=== Task prompt ===
Retype verbatim only the lines below, starting at the one that contains "Generate a Python" and ending at the one that contains "from bokeh.resources import INLINE". Pictures are excluded from the copy.

=== Information provided ===
----

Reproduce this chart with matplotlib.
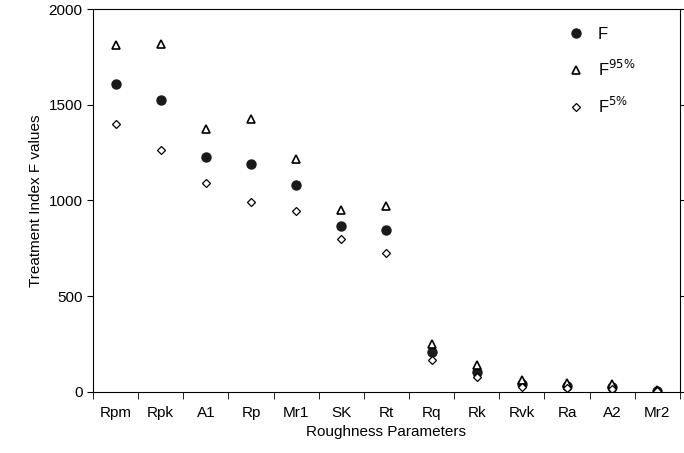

----

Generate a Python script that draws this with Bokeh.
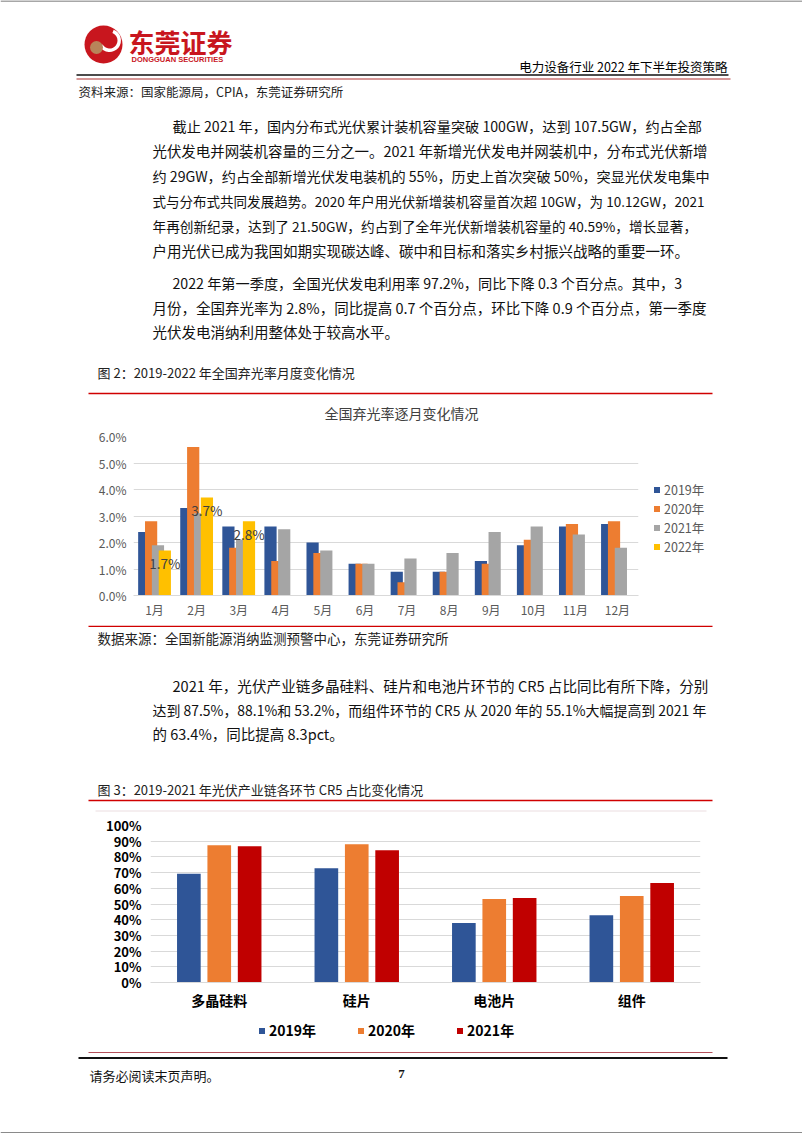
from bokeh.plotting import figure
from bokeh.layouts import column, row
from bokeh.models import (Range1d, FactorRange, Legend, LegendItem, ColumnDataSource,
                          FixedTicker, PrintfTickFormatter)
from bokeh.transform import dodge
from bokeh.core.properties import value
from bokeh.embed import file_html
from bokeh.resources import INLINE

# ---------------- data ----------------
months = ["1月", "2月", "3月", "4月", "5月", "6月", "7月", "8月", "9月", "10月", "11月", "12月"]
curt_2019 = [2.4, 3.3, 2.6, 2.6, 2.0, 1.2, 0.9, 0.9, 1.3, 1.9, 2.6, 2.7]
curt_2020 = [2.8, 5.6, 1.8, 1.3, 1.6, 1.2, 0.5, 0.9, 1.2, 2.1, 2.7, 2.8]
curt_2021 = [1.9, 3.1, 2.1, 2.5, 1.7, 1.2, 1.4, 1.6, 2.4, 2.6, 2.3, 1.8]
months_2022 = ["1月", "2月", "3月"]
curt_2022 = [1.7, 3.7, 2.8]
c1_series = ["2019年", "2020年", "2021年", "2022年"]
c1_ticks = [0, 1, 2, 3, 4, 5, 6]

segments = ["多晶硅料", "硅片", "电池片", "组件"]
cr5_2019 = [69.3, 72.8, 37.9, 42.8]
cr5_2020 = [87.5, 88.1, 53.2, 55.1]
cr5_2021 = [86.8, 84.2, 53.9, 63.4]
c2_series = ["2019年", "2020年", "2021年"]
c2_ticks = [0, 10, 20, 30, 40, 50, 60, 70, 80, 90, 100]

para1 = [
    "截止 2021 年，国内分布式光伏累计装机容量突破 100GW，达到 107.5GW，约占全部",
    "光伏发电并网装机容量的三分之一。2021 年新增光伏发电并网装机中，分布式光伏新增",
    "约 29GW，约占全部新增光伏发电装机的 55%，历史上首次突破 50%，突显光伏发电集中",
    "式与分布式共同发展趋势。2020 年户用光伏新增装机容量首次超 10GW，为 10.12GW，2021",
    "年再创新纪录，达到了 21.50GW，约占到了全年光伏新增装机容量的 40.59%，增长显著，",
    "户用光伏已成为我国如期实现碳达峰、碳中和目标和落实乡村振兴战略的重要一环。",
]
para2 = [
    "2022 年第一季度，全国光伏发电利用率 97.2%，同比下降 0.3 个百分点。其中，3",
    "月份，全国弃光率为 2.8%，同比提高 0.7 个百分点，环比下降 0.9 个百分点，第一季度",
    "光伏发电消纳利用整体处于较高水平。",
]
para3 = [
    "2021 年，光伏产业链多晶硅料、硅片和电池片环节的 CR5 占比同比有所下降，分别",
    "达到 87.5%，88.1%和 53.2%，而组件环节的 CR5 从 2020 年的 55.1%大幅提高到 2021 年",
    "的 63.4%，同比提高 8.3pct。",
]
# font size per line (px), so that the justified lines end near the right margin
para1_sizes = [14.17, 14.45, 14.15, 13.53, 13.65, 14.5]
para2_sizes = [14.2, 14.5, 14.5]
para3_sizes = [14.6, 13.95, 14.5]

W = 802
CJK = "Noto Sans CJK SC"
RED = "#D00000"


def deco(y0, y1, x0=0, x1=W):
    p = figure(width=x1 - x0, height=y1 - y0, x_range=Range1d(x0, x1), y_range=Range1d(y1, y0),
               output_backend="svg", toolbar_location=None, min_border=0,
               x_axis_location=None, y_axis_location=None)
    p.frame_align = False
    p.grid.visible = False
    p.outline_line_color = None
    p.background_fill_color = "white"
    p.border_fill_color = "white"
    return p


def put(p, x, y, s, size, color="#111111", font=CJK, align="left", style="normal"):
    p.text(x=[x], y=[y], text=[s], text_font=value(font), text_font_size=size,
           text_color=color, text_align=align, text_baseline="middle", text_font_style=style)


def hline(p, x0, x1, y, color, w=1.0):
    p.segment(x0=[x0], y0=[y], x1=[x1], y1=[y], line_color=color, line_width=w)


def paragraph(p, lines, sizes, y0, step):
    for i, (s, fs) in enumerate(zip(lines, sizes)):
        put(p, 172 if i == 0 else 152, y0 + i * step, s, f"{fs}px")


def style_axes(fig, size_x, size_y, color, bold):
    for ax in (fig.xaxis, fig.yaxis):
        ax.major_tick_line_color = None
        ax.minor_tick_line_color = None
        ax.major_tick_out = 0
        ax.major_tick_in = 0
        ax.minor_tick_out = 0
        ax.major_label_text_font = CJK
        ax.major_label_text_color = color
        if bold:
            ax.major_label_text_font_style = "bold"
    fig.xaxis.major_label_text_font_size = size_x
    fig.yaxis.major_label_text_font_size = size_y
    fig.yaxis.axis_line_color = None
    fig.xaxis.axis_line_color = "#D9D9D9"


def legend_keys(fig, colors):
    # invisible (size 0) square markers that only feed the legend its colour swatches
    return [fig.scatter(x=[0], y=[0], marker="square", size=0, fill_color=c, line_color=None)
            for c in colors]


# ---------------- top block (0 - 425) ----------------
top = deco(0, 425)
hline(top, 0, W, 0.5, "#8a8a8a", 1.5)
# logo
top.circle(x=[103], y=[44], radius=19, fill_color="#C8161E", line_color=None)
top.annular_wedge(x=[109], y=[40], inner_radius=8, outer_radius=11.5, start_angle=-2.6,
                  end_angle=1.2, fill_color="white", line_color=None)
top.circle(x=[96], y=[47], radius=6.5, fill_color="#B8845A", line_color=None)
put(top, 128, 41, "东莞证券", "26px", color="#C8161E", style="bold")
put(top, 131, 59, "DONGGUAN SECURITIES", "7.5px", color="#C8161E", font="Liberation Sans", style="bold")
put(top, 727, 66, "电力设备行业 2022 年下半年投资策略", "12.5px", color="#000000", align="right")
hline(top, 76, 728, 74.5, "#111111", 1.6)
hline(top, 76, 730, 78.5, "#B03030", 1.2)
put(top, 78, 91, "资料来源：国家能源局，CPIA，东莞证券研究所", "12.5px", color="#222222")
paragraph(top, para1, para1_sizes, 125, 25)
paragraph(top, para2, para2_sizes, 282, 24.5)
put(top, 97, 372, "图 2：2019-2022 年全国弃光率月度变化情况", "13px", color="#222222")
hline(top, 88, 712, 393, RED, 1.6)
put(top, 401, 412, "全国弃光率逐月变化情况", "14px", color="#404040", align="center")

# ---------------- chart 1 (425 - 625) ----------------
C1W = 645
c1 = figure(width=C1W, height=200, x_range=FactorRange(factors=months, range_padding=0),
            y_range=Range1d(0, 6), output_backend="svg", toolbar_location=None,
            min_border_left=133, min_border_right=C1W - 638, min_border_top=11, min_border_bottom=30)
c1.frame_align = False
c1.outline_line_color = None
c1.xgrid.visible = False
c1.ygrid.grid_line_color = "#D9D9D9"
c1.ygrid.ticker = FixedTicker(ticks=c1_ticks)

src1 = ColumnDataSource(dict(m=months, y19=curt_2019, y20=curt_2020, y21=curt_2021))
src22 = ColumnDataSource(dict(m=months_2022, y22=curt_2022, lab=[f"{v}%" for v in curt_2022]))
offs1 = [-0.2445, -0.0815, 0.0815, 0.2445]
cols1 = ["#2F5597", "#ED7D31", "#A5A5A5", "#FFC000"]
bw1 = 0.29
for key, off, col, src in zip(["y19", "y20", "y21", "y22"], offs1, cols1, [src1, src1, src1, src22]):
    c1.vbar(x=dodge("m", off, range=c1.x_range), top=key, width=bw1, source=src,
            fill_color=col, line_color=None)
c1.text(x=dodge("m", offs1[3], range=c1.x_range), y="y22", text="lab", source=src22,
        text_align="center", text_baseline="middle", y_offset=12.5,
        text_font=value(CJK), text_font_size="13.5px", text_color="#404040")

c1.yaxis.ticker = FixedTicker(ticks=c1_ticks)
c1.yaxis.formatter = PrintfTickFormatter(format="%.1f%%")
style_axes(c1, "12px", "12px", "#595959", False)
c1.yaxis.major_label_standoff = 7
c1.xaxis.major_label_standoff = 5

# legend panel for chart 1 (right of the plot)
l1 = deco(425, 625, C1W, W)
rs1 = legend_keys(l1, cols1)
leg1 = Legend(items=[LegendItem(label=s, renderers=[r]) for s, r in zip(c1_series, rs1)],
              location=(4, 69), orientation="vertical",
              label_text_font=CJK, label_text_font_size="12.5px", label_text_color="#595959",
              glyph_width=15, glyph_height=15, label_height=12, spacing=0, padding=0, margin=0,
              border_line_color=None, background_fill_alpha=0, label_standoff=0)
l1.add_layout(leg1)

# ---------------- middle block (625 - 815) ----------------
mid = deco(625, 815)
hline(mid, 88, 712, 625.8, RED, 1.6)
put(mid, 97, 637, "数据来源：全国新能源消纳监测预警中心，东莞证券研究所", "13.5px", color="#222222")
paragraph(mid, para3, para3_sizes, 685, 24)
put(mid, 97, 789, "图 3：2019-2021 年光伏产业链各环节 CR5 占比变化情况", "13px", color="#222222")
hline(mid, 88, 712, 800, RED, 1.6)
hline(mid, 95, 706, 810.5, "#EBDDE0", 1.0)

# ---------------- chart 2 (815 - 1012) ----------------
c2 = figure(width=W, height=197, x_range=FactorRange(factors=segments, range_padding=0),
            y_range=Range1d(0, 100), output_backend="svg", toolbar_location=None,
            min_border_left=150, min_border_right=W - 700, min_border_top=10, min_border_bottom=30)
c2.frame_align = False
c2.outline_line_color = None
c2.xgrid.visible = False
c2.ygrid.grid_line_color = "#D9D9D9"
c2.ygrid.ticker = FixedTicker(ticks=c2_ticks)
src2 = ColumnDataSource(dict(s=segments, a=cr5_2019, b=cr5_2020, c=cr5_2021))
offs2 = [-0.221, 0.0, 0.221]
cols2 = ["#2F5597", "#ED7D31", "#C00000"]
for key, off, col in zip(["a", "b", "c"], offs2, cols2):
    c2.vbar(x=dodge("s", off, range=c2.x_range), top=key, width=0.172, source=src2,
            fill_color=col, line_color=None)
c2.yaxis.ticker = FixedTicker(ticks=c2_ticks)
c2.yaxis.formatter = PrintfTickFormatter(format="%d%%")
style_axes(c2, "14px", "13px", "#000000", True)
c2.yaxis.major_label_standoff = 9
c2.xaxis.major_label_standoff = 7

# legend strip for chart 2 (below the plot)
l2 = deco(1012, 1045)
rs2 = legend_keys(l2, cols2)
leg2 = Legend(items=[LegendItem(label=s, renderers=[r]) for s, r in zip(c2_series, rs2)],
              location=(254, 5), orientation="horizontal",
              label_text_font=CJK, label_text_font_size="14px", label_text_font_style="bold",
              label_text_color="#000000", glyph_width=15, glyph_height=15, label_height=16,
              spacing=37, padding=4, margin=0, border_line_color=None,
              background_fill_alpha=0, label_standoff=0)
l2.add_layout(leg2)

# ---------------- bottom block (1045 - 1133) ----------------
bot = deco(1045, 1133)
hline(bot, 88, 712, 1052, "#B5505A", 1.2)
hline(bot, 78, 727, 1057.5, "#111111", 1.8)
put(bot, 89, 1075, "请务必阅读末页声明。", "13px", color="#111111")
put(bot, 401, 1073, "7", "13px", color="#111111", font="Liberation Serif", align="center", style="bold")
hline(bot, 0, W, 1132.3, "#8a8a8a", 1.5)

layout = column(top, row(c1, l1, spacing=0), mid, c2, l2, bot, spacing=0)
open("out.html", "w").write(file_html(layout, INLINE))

----

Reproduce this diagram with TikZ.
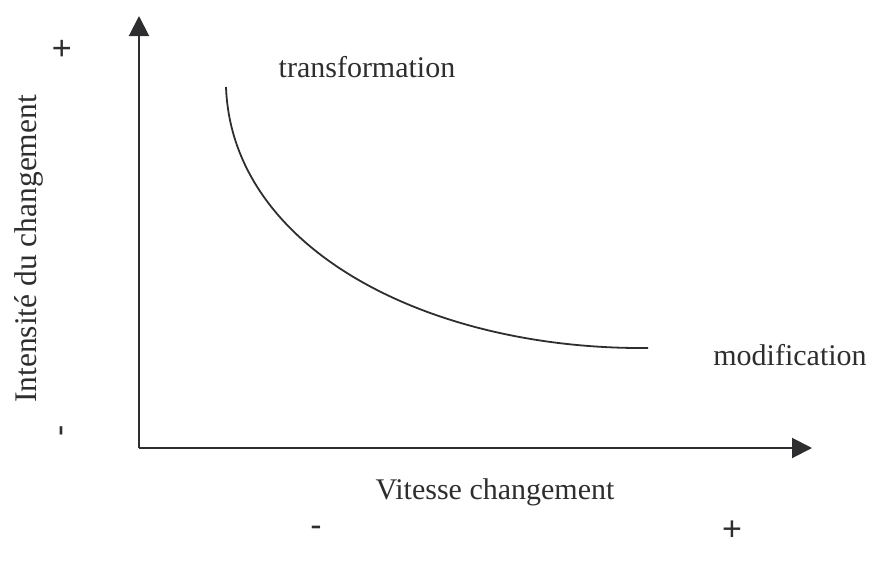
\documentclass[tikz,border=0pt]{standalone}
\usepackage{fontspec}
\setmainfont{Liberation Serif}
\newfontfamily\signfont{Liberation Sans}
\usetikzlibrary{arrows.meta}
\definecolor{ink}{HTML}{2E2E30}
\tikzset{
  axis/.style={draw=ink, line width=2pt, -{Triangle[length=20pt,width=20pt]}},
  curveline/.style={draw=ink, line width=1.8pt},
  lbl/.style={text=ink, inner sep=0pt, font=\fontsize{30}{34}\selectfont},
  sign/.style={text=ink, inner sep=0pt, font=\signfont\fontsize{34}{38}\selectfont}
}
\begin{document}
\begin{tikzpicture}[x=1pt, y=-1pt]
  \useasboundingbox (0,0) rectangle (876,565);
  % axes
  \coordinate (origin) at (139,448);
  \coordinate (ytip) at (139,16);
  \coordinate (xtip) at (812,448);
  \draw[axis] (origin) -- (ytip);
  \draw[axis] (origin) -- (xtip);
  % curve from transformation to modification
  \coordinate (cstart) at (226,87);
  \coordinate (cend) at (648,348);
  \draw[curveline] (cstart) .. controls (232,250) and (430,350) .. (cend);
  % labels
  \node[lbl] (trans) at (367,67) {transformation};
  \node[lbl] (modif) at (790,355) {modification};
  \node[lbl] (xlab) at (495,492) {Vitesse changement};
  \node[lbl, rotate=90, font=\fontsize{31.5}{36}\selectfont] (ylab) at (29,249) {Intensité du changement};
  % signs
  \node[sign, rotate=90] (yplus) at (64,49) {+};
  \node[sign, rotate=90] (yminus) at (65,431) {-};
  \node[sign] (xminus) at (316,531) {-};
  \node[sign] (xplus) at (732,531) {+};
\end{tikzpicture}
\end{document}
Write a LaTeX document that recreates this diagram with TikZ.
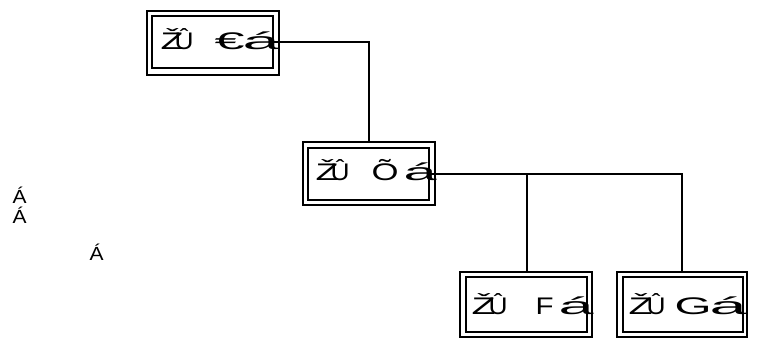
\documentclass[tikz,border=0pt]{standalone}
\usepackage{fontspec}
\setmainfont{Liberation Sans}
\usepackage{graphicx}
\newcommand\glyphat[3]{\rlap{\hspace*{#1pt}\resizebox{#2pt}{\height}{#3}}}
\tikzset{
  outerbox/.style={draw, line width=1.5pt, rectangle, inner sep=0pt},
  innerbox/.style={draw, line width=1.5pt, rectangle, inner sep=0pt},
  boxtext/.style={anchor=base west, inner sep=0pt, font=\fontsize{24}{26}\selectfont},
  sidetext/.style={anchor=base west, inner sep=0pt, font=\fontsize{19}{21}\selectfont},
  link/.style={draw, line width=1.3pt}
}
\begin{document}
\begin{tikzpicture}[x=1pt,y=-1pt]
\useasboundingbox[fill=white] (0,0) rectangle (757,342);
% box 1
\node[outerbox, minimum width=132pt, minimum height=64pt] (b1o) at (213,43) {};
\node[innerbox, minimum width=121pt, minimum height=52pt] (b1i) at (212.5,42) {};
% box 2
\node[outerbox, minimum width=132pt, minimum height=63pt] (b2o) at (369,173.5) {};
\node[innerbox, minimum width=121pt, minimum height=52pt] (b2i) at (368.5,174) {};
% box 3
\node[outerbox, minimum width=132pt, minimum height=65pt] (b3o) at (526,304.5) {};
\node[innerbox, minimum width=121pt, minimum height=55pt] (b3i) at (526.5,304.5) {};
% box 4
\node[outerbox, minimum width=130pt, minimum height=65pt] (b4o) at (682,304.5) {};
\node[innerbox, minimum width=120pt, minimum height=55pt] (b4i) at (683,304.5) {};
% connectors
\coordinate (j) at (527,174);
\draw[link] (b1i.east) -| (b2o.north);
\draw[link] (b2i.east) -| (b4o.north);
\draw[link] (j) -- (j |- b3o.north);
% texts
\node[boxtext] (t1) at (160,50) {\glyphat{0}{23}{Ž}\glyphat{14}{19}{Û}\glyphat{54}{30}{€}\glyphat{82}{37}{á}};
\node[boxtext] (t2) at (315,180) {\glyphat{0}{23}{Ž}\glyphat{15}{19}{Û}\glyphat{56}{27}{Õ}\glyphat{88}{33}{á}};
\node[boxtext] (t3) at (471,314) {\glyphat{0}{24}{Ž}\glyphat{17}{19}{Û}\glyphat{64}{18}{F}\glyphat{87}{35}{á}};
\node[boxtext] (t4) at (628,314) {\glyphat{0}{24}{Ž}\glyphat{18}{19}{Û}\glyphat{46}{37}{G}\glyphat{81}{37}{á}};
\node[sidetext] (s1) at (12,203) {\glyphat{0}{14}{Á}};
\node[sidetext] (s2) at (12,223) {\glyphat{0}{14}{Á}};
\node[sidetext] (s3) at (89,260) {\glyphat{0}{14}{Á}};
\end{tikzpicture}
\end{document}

----

=== In response ===
Generate a Python script that draws this with Bokeh.
from bokeh.plotting import figure
from bokeh.layouts import column, row
from bokeh.models import (Range1d, FactorRange, Legend, LegendItem, ColumnDataSource,
                          FixedTicker, PrintfTickFormatter)
from bokeh.transform import dodge
from bokeh.core.properties import value
from bokeh.embed import file_html
from bokeh.resources import INLINE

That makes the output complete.